6) Contributing $32,000 in membership dues to the West Hollywood West Neighborhood Association, which opposes the project, for residents of its condos and low-income apartments.
7) Spending $3 million to renovate Madeo, a restaurant now located in the building, with that expense including compensating the owners for lost business while the restaurant is closed and paying Madeo employees during that time.
8) Agreeing to submit plans for a building permit within 12 months of the project’s approval or pay a $1 million penalty.
The building, which now houses offices, a few shops and the Madeo restaurant, was constructed in 1962, 22 years before West Hollywood was incorporated as a city.

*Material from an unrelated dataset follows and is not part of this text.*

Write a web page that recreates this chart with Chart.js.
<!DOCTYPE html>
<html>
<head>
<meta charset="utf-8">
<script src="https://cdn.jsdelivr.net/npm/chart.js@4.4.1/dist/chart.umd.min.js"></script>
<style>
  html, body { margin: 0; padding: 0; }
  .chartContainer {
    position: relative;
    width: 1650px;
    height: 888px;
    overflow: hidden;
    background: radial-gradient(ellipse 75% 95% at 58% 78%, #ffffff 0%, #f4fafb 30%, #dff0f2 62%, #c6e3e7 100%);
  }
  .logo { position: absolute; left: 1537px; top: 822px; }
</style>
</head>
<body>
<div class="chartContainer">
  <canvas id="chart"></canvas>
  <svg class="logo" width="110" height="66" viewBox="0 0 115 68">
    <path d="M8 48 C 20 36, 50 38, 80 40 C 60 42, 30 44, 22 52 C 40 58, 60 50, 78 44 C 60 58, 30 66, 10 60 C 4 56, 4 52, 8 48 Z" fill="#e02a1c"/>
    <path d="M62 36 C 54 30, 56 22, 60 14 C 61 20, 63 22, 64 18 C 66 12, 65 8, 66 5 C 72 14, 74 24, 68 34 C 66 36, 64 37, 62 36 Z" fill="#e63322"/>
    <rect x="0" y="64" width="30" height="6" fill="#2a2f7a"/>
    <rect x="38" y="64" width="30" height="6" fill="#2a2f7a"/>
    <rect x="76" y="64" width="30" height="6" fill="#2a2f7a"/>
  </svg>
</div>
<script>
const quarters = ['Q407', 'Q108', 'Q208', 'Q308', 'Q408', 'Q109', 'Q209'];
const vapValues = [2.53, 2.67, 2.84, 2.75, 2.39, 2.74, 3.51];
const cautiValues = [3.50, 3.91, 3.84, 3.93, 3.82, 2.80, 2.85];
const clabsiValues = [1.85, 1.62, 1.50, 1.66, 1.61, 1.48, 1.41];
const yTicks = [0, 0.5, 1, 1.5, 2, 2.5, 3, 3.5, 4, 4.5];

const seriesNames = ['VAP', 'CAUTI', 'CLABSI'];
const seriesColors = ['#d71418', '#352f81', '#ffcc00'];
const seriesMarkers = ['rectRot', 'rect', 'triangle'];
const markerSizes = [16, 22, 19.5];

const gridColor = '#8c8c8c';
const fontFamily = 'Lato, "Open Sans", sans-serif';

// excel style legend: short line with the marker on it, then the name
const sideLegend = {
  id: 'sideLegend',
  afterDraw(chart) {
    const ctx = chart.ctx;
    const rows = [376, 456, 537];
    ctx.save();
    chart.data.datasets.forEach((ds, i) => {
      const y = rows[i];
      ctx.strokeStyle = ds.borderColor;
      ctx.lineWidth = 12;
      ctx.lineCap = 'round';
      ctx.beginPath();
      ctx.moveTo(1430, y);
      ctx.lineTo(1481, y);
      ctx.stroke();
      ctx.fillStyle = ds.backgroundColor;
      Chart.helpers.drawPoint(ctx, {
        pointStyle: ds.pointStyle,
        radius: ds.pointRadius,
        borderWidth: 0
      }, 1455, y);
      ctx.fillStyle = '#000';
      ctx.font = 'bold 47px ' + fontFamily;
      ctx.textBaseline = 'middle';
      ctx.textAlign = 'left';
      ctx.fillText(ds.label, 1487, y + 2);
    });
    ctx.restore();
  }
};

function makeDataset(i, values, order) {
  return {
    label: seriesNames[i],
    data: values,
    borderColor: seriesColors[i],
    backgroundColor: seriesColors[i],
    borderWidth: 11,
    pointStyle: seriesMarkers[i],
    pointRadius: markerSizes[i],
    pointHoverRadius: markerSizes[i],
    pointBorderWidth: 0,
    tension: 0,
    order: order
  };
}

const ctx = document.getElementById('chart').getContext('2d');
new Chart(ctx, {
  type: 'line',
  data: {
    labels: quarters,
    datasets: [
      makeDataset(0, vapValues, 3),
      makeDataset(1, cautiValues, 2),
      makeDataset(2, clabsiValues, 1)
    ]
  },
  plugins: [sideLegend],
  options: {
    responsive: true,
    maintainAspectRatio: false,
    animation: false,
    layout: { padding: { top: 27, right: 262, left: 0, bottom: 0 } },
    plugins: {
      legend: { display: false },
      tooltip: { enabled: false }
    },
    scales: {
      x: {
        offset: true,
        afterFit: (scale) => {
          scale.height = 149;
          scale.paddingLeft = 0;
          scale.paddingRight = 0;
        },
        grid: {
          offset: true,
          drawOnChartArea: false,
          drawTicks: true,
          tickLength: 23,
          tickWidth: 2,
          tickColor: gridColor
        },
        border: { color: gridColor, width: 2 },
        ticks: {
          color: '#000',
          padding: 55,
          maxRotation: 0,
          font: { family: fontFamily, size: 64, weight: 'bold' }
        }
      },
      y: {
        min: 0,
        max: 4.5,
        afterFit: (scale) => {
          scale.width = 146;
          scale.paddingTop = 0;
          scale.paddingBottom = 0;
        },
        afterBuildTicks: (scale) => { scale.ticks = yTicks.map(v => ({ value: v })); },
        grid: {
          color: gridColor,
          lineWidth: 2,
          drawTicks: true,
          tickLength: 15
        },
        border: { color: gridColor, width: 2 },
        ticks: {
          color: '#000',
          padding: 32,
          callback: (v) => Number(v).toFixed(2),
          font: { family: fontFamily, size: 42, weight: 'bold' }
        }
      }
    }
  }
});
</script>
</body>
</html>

Because of its size — 90,000 square feet on 1.7 acres — the building doesn’t comply with the General Plan, a overall development plan adopted in 2011 after many public hearings, or the zoning for the area.

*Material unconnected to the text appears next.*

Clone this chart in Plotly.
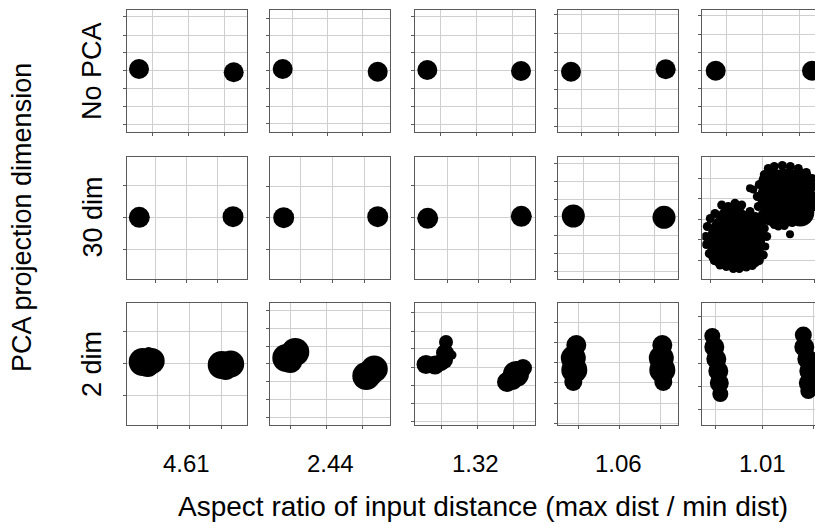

The developer, a partnership between Townscape Partners of Beverly Hills and Angelo Gordon & Co. of New York City, wants to expand the building on its north, east and west sides and convert the office space to 55 condominium units. It proposes to convert a third-floor parking garage into offices and ten apartments for low-income tenants.
The developer also has proposed building nine single-family houses along Rosewood Avenue to the north of the 8899 Beverly building and constructing a recreation center with a swimming pool and four apartments for low-income people along Rosewood. Under state law, developers are able to get waivers for certain restrictions on a building’s size by including housing for low-income people in their plans.
8899 Beverly sits within a commercial zone where buildings are limited to three stories in height. Zoning for the area also limits buildings to no more than 1.5 square feet of floor space for each square foot of property on which the building sits. The existing building has 3.3 square feet of floor space for each square foot of property. With the proposed expansion it would have 6.1 square feet of floor space for each square foot of land.
The developer sought a way around that restriction by asking city to let it combine the 8899 Beverly lot, zoned for commercial use, with the land along Rosewood Avenue, zoned for residential use. By combining the land on which the massive 10-story building sits with land on which it proposed to builder smaller houses, the developer could argue that the overall project had only 2.8 square feet of space per square foot of land. The additional benefits offered up Friday are to secure exceptions to building density and height limitations for buildings in commercial areas.
Since getting involved in the project, Townscape and its partners and their family members have been major donors to the election campaigns of Councilmember John Duran. Its principals, John Irwin and Tyler Siegel, and members of their families donated $1,500 to Duran’s re-election campaign last year and Siegel donated $2,000 to Duran’s unsuccessful campaign this year for L.A. County Supervisor. Jeff Haber, a lawyer with Paul Hastings who is representing Townscape in the 8899 Beverly matter, also made the maximum donation of $500 to Duran’s council re-election campaign.
Townscape gave $2,500 to opponents of the successful campaign to establish term limits for West Hollywood City Council members in 2013, which was opposed by the incumbents. Siegel donated $500 to the campaign of Councilmember Jeffrey Prang.
Beverly Blvd. Associates has stumbled several times in its effort to get approval for the project, most notably when critics learned that it intended to bar low-income tenants from access to a swimming pool offered to condo owners The developer eventually backed away from denying access to the swimming pool after critics called it out for engaging in the sort of “poor door” segregation policy that is under attack now in cities such as New York and London. Beverly Blvd. Associates also drew criticism from some observers at the Aug. 7 Planning Commission meeting, who noted that some of those who said they favored the Westside project it were Russian speakers. For the most part, members of the city’s Russian-speaking community live on the Eastside and rarely participate in Planning Commission or City Council meetings. Local politicians have been known to pay residents of the Russian-speaking community to engage in political activity.
Townscape has been criticized by West Hollywood residents who live near a project it will build at 8150 Sunset Blvd. at Crescent Heights in Los Angeles on the border of West Hollywood. Residents have expressed concern about parking, traffic and the 16-story height of an apartment building along Havenhurst that is part of the project.
Townscape managed to get the state give it a special status that would protect it from a prolonged legal battle with residents who oppose it. That status also would bar local agencies from considering the aesthetic or parking impact of the project in deciding whether to approve it. The City Council voted in May to oppose that special status, with Councilmember John Duran abstaining.
The Council will meet at 6:30 p.m. Monday at the City Council Chambers at 625 N. San Vicente Blvd. south of Santa Monica.